**Provided material**
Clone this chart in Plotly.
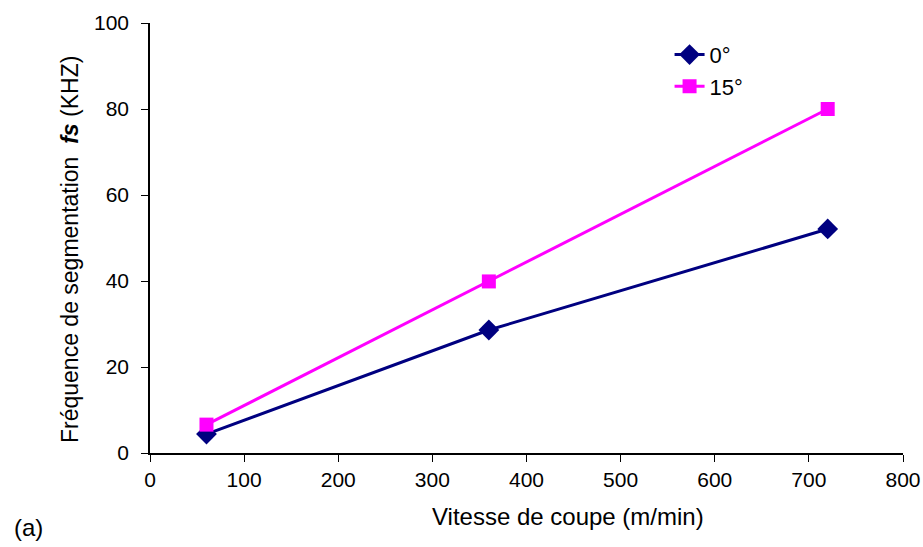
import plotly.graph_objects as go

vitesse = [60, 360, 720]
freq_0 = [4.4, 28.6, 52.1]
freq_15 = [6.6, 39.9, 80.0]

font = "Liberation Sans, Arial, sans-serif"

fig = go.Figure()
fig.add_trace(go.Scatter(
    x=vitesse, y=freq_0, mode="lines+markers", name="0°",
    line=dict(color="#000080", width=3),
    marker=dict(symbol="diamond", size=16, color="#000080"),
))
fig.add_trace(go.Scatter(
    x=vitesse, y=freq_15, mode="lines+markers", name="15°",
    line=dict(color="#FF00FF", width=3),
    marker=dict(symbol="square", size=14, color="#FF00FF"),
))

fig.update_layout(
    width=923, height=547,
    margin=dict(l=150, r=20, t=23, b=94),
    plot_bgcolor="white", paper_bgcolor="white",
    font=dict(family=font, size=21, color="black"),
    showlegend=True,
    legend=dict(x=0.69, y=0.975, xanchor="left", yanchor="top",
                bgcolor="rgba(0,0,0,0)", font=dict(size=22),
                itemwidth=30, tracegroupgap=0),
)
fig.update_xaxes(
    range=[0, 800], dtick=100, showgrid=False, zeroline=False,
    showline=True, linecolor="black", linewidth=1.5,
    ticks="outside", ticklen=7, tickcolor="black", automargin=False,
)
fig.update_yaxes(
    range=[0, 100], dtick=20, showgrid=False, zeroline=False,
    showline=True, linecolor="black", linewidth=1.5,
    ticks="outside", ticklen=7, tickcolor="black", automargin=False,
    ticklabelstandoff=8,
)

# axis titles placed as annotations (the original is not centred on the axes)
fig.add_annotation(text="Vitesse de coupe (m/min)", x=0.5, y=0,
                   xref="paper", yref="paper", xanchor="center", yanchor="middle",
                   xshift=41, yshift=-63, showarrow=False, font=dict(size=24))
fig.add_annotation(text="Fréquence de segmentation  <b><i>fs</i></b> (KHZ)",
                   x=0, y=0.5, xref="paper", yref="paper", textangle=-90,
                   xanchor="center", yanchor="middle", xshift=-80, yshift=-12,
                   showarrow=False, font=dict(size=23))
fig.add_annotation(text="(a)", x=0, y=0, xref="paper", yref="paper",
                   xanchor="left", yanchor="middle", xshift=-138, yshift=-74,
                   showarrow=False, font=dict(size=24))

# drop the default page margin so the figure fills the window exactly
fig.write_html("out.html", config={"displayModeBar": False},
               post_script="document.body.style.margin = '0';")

**What to work on**
Leave the pictures out and output the rest of the listing exactly.

**Output of the exercise**
Clone this chart in Plotly.
import plotly.graph_objects as go

vitesse = [60, 360, 720]
freq_0 = [4.4, 28.6, 52.1]
freq_15 = [6.6, 39.9, 80.0]

font = "Liberation Sans, Arial, sans-serif"

fig = go.Figure()
fig.add_trace(go.Scatter(
    x=vitesse, y=freq_0, mode="lines+markers", name="0°",
    line=dict(color="#000080", width=3),
    marker=dict(symbol="diamond", size=16, color="#000080"),
))
fig.add_trace(go.Scatter(
    x=vitesse, y=freq_15, mode="lines+markers", name="15°",
    line=dict(color="#FF00FF", width=3),
    marker=dict(symbol="square", size=14, color="#FF00FF"),
))

fig.update_layout(
    width=923, height=547,
    margin=dict(l=150, r=20, t=23, b=94),
    plot_bgcolor="white", paper_bgcolor="white",
    font=dict(family=font, size=21, color="black"),
    showlegend=True,
    legend=dict(x=0.69, y=0.975, xanchor="left", yanchor="top",
                bgcolor="rgba(0,0,0,0)", font=dict(size=22),
                itemwidth=30, tracegroupgap=0),
)
fig.update_xaxes(
    range=[0, 800], dtick=100, showgrid=False, zeroline=False,
    showline=True, linecolor="black", linewidth=1.5,
    ticks="outside", ticklen=7, tickcolor="black", automargin=False,
)
fig.update_yaxes(
    range=[0, 100], dtick=20, showgrid=False, zeroline=False,
    showline=True, linecolor="black", linewidth=1.5,
    ticks="outside", ticklen=7, tickcolor="black", automargin=False,
    ticklabelstandoff=8,
)

# axis titles placed as annotations (the original is not centred on the axes)
fig.add_annotation(text="Vitesse de coupe (m/min)", x=0.5, y=0,
                   xref="paper", yref="paper", xanchor="center", yanchor="middle",
                   xshift=41, yshift=-63, showarrow=False, font=dict(size=24))
fig.add_annotation(text="Fréquence de segmentation  <b><i>fs</i></b> (KHZ)",
                   x=0, y=0.5, xref="paper", yref="paper", textangle=-90,
                   xanchor="center", yanchor="middle", xshift=-80, yshift=-12,
                   showarrow=False, font=dict(size=23))
fig.add_annotation(text="(a)", x=0, y=0, xref="paper", yref="paper",
                   xanchor="left", yanchor="middle", xshift=-138, yshift=-74,
                   showarrow=False, font=dict(size=24))

# drop the default page margin so the figure fills the window exactly
fig.write_html("out.html", config={"displayModeBar": False},
               post_script="document.body.style.margin = '0';")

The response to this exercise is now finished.